Du moins, le premier temps. Le temps de vérifier que le Saddam (disparu) n'avait pas la moindre arme de destruction massive et… rien à voir avec Al Kaïda, dont on découvrait parallèlement qu'il s'agissait d'une force intégriste saoudienne, d'ailleurs plus motivée par le contrôle du pétrole que par le Coran. L'objectif et la justification de la guerre reflua donc sur la féroce dictature de Saddam, détruite par une victoire éclatante, grâce à laquelle l'Irak devenait prête pour la démocratie dont on lui servait l'exemple avec un gouvernement tout frais sorti des cartons de la Maison Blanche et du Pentagone.

Seulement, les grands experts politologues US avaient oublié une petite chose : c'est que la féroce dictature de Saddam ne s'exerçait pas indifféremment sur toute la population irakienne, mais surtout contre la majorité chiite, qu'après avoir appelée à l'aide dans la guerre du Golfe les alliés occidentaux avaient abandonnée au massacre par Saddam. Et ces gens là s'en souvenaient (dix après, c'est peu), et voulaient bien, à la rigueur, être libérés, quoique par des moyens qui leur coûtèrent encore cher, mais sûrement pas être occupés et dirigés par lesdits occupants et leurs marionnettes. Par ailleurs, la masse des sunnites ne souffraient pas de la dictature du Saddam, mais souffrirent immédiatement d'une occupation incapable de leur rendre un minimum de conditions d'existence vivable.

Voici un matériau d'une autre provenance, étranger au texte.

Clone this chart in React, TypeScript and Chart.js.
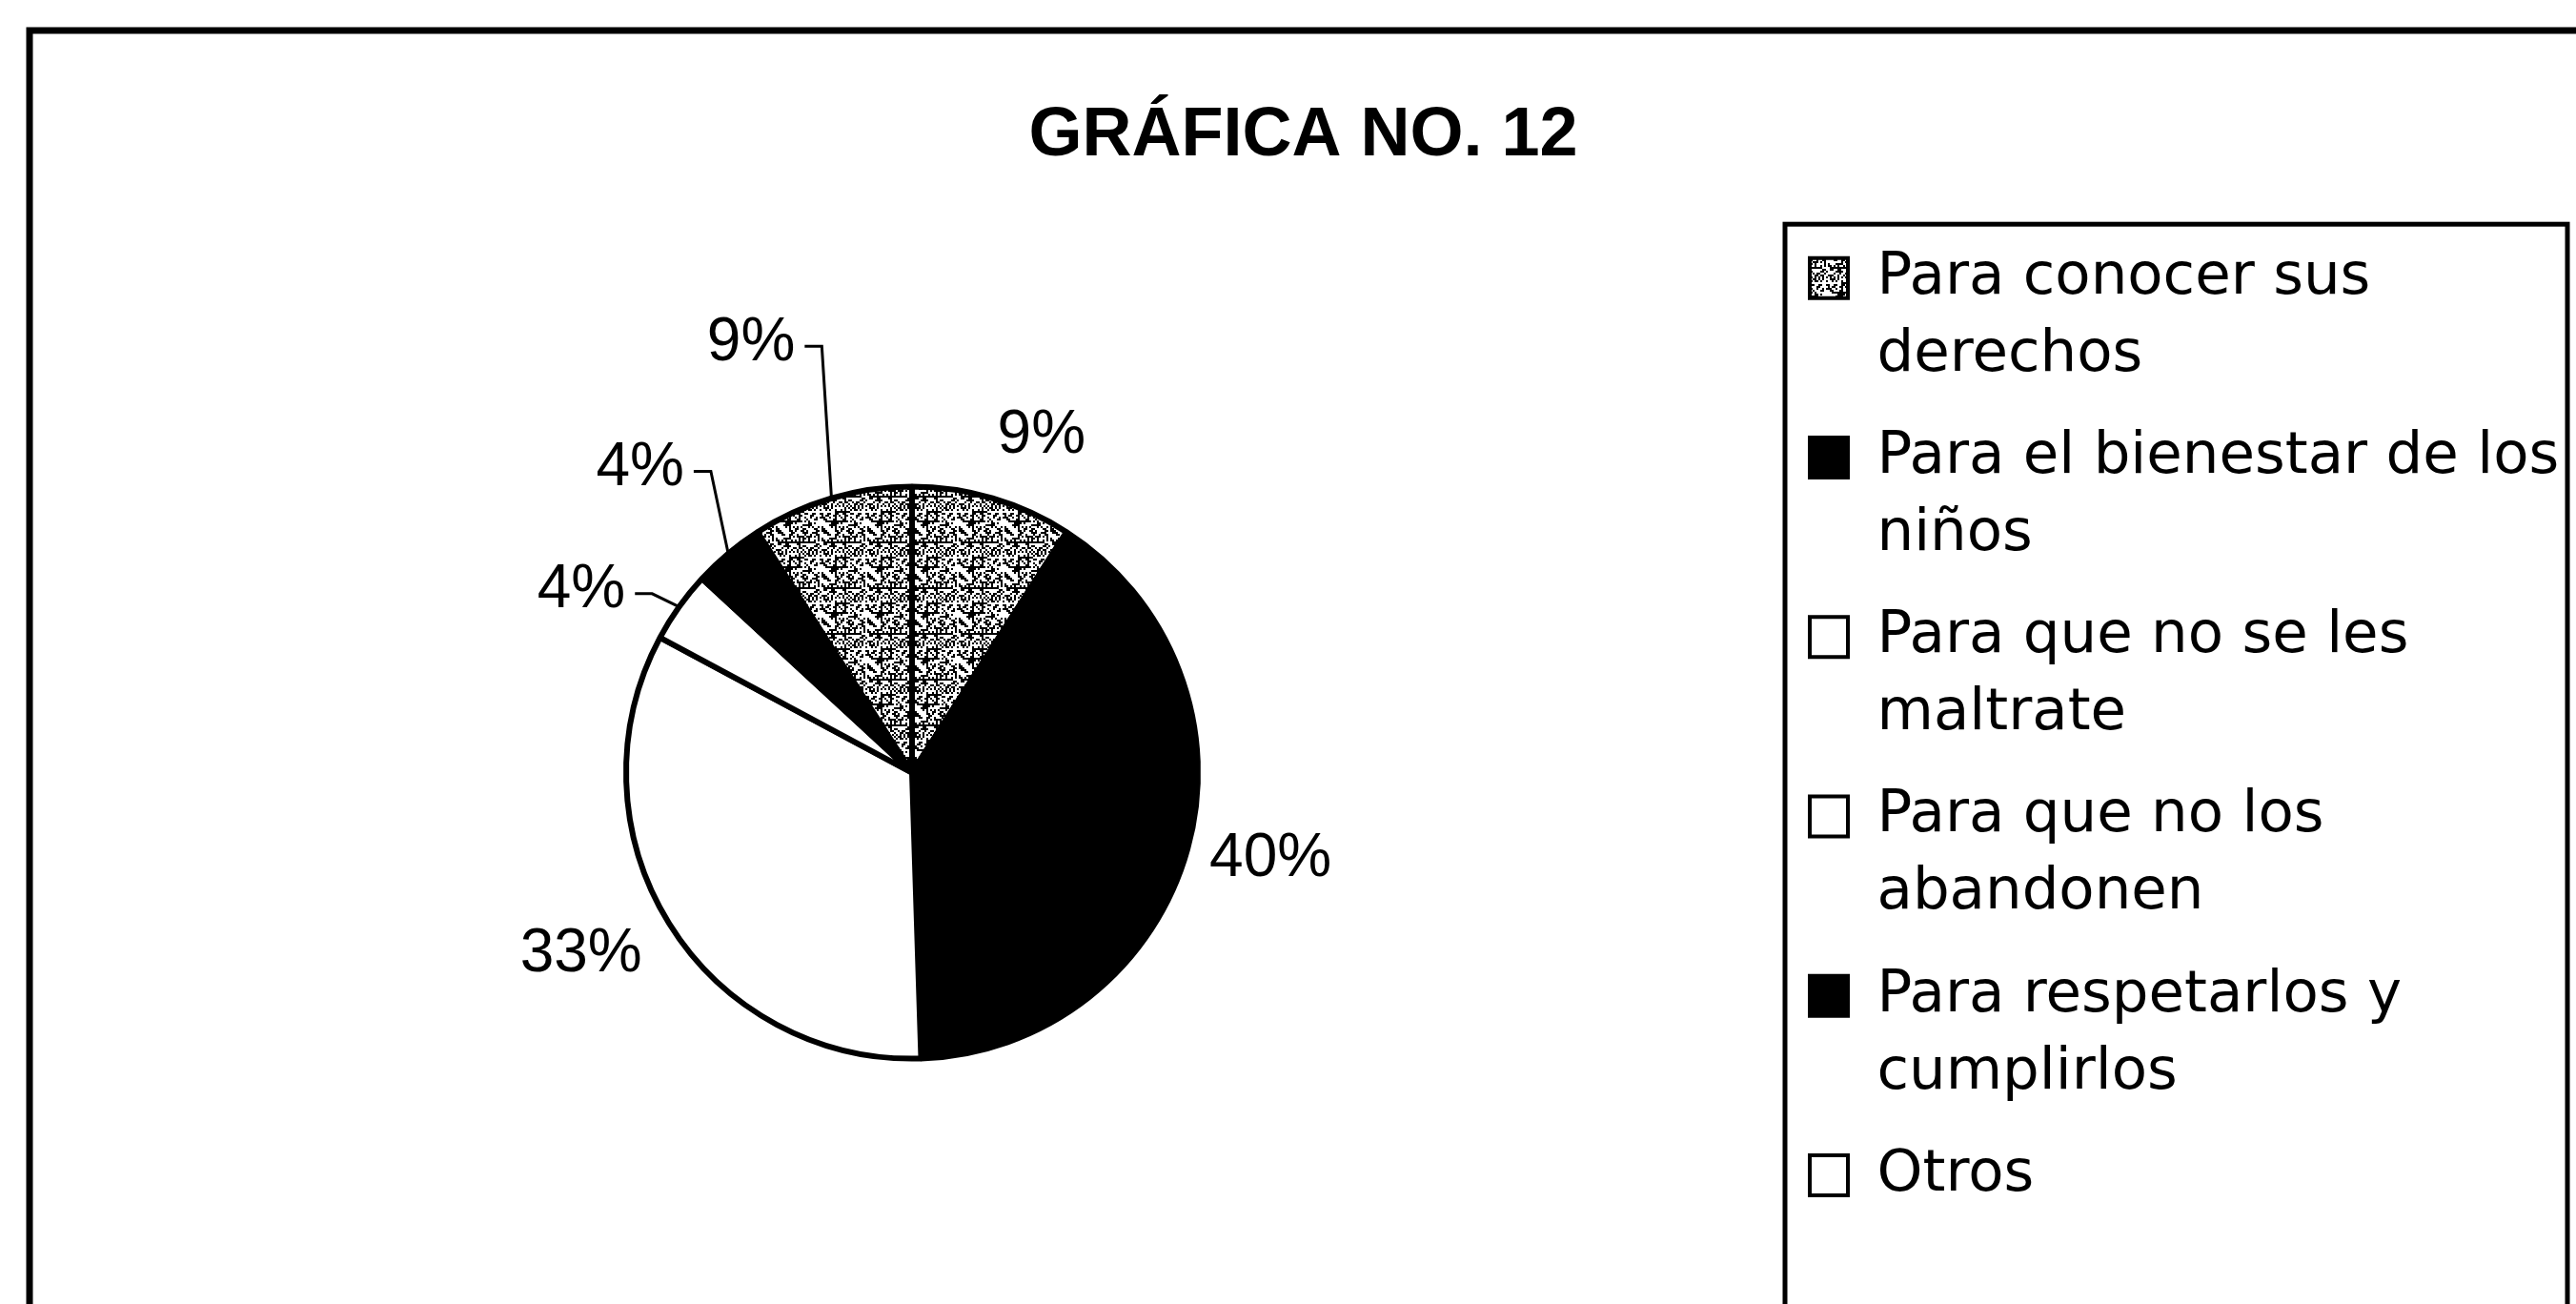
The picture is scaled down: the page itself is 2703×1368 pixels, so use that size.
import React, { useEffect, useRef } from 'react';
import { Chart, registerables } from 'chart.js';

Chart.register(...registerables);

// ---------- data ----------
const TITLE = 'GRÁFICA NO. 12';
const CATEGORIES = [
  'Para conocer sus derechos',
  'Para el bienestar de los niños',
  'Para que no se les maltrate',
  'Para que no los abandonen',
  'Para respetarlos y cumplirlos',
  'Otros',
];
const LEGEND_LINES = [
  ['Para conocer sus', 'derechos'],
  ['Para el bienestar de los', 'niños'],
  ['Para que no se les', 'maltrate'],
  ['Para que no los', 'abandonen'],
  ['Para respetarlos y', 'cumplirlos'],
  ['Otros'],
];
const VALUES = [9, 40, 33, 4, 4, 9];

// ---------- style ----------
const W = 2703;
const H = 1368;
const CANVAS_H = 1386; // chart drawn slightly taller than the page; the frame runs off the bottom edge
const SLICE_FILLS = ['stipple', '#000', '#fff', '#fff', '#000', 'stipple'];
const LEGEND_FILLS = ['stipple', '#000', '#fff', '#fff', '#000', '#fff'];
const LABEL_RADIUS = [1.26, 1.29, 1.32, 1.32, 1.427, 1.603];
const LABEL_SHIFT_DEG = [4.7, -1.85, 3.1, -6.65, -1.8, -4.2];
const LEADER = [false, false, false, true, true, true];

function makeStipple(): CanvasPattern | string {
  const c = document.createElement('canvas');
  const n = 24;
  const cell = 2;
  c.width = n * cell;
  c.height = n * cell;
  const g = c.getContext('2d');
  if (!g) return '#999';
  g.fillStyle = '#fff';
  g.fillRect(0, 0, c.width, c.height);
  g.fillStyle = '#000';
  for (let i = 0; i < n; i++) {
    for (let j = 0; j < n; j++) {
      const h = (i * 37 + j * 91 + i * j * 13 + ((i ^ j) * 7)) % 19;
      if (h < 8) g.fillRect(i * cell, j * cell, cell, cell);
    }
  }
  return g.createPattern(c, 'repeat') || '#999';
}

export default function App() {
  const ref = useRef<HTMLCanvasElement>(null);

  useEffect(() => {
    const canvas = ref.current;
    if (!canvas) return;
    const stipple = makeStipple();
    const fill = (k: string) => (k === 'stipple' ? stipple : k);

    const framePlugin = {
      id: 'frame',
      afterDraw(chart: any) {
        const ctx = chart.ctx;
        ctx.save();
        ctx.strokeStyle = '#000';
        ctx.lineWidth = 7;
        ctx.strokeRect(31, 32, W + 20, CANVAS_H + 40);
        const lg = chart.legend;
        ctx.lineWidth = 5;
        ctx.strokeRect(lg.left, lg.top, lg.right - lg.left, lg.bottom - lg.top + 60);
        ctx.restore();
      },
    };

    const labelPlugin = {
      id: 'pctLabels',
      afterDatasetsDraw(chart: any) {
        const ctx = chart.ctx;
        const meta = chart.getDatasetMeta(0);
        ctx.save();
        ctx.font = '64px "Liberation Sans"';
        ctx.fillStyle = '#000';
        ctx.strokeStyle = '#000';
        ctx.lineWidth = 3;
        ctx.textAlign = 'center';
        ctx.textBaseline = 'middle';
        meta.data.forEach((arc: any, i: number) => {
          const { x, y, startAngle, endAngle, outerRadius } = arc.getProps(
            ['x', 'y', 'startAngle', 'endAngle', 'outerRadius'],
            true
          );
          const mid = (startAngle + endAngle) / 2;
          const a = mid + (LABEL_SHIFT_DEG[i] * Math.PI) / 180;
          const lx = x + Math.cos(a) * outerRadius * LABEL_RADIUS[i];
          const ly = y + Math.sin(a) * outerRadius * LABEL_RADIUS[i];
          const text = VALUES[i] + '%';
          ctx.fillText(text, lx, ly);
          if (LEADER[i]) {
            const tw = ctx.measureText(text).width;
            const sx = lx + tw / 2 + 10;
            const ex = x + Math.cos(mid) * outerRadius;
            const ey = y + Math.sin(mid) * outerRadius;
            ctx.beginPath();
            ctx.moveTo(sx, ly + 3);
            ctx.lineTo(sx + 18, ly + 3);
            ctx.lineTo(ex, ey);
            ctx.stroke();
          }
        });
        ctx.restore();
      },
    };

    const chart = new Chart(canvas, {
      type: 'pie',
      data: {
        labels: CATEGORIES,
        datasets: [
          {
            data: VALUES,
            backgroundColor: SLICE_FILLS.map(fill) as any,
            borderColor: '#000',
            borderWidth: 6,
          },
        ],
      },
      options: {
        responsive: false,
        maintainAspectRatio: false,
        animation: false,
        events: [],
        radius: 300,
        layout: { padding: { left: 41, right: 9, top: 20, bottom: 0 } },
        plugins: {
          title: {
            display: true,
            text: TITLE,
            color: '#000',
            font: { family: 'Liberation Sans', size: 72, weight: 'bold', lineHeight: 1.2 },
            padding: { top: 79.8, bottom: 49.0 },
          },
          legend: {
            display: true,
            position: 'right',
            align: 'start',
            fullSize: false,
            maxWidth: 821,
            labels: {
              boxWidth: 40,
              boxHeight: 42,
              padding: 26,
              color: '#000',
              font: { family: 'DejaVu Sans', size: 61, lineHeight: 1.33 },
              generateLabels: () =>
                LEGEND_LINES.map((lines, i) => ({
                  text: lines as any,
                  fillStyle: fill(LEGEND_FILLS[i]) as any,
                  strokeStyle: '#000',
                  lineWidth: 4,
                  hidden: false,
                  index: i,
                  fontColor: '#000',
                })),
            },
          },
          tooltip: { enabled: false },
        },
      } as any,
      plugins: [framePlugin, labelPlugin],
    });

    return () => chart.destroy();
  }, []);

  return (
    <div
      style={{
        position: 'absolute',
        left: 0,
        top: 0,
        width: W,
        height: H,
        overflow: 'hidden',
        background: '#fff',
      }}
    >
      <canvas ref={ref} width={W} height={CANVAS_H} style={{ display: 'block' }} />
    </div>
  );
}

D'où le second temps de la guerre : celle des faibles contre les forts : d'une part des manifestations de masse (auxquelles l'occupant répond en tirant dans le tas), d'autre part la guérilla, que l'occupant baptise "terrorisme" et, du coup, pourvue de l'étiquette Al Kaïda. Le tour est joué.
L'ennui, c'est que, malgré tout, la guerre pas finie ! Menacée de s'éterniser, même. D'autant que, manquant d'expérience, les stratèges US ont pris la méthode de leur cher complice Sharon : "On nous tue un soldat, on démolit un quartier avec les civils qui sont dedans." L'engrenage est en marche.

" A l'aide !" crient les apprentis sorciers qui voudraient bien que d'autres viennent se faire tuer à leur place, vu que les morts étatsuniens sont mauvais pour les élections. Et voici arriver les contingents de supplétifs des petits Etats bien soumis au Super-impérialisme, et leurs agents secrets en costume couleur muraille. Ils sont venus là pour garantir la paix, voyez-vous ! Mais les méchants "terroristes" qui ne veulent pas de cette paix là répondent par des attentats contre ces gentils Polonais, Italiens, Espagnols, Japonais…

De façon très inconséquente, ces attentats sont dits "aveugles". Très clairvoyants au contraire ! Très bien ciblés, comme dirait Sharon. Leurs faux nez n'ont pas réussi à dissimuler les agents secrets, et la distribution équitable des attaques contre les contingents des gouvernements qui se mêlent de ce qui ne les regardent pas — d'ailleurs contre l'avis majoritaire de leurs populations —, est d'une stratégie remarquable.

Inconséquence, enfin, que les petits coqs de chefs de ces Etats, du type Aznar/Berlusconi, pleurnichent que c'est très mal de tuer leurs espions et leurs soldats (comme si les espions n'étaient pas là pour préparer les tueries, et les soldats pour être tués s'ils ne tuent pas), et s'écrient qu'ils continueront à les maintenir sous le feu (Admirable courage ne ceux qui ne risquent rien !) pour en finir avec le Terrorisme!

La majuscule mise à Terrorisme s'impose, puisque l'idéologie impérialiste nous martèle la mystification d'une unité de causes diverses qui n'ont rien à voir les unes avec les autres : ainsi cette guérilla irakienne contre une occupation haïe comme telle, l'intifada palestinienne contre la colonisation et l'occupation terroriste sioniste, dix autres mouvements dont les pacifiques Moudjahidines du peuple iranien réfugiés en France (auxquels s'en prit le roquet Sarkozy, heureusement et finalement en vain), tous assimilés plus ou moins à l'Al Kaïda intégriste saoudienne, qui ne peut que se réjouir d'un tel amalgame qui lui permet à la fois de compromettre et de se développer.

Ainsi lesdits apprentis sorciers ne cessent-ils d'amplifier le chaos.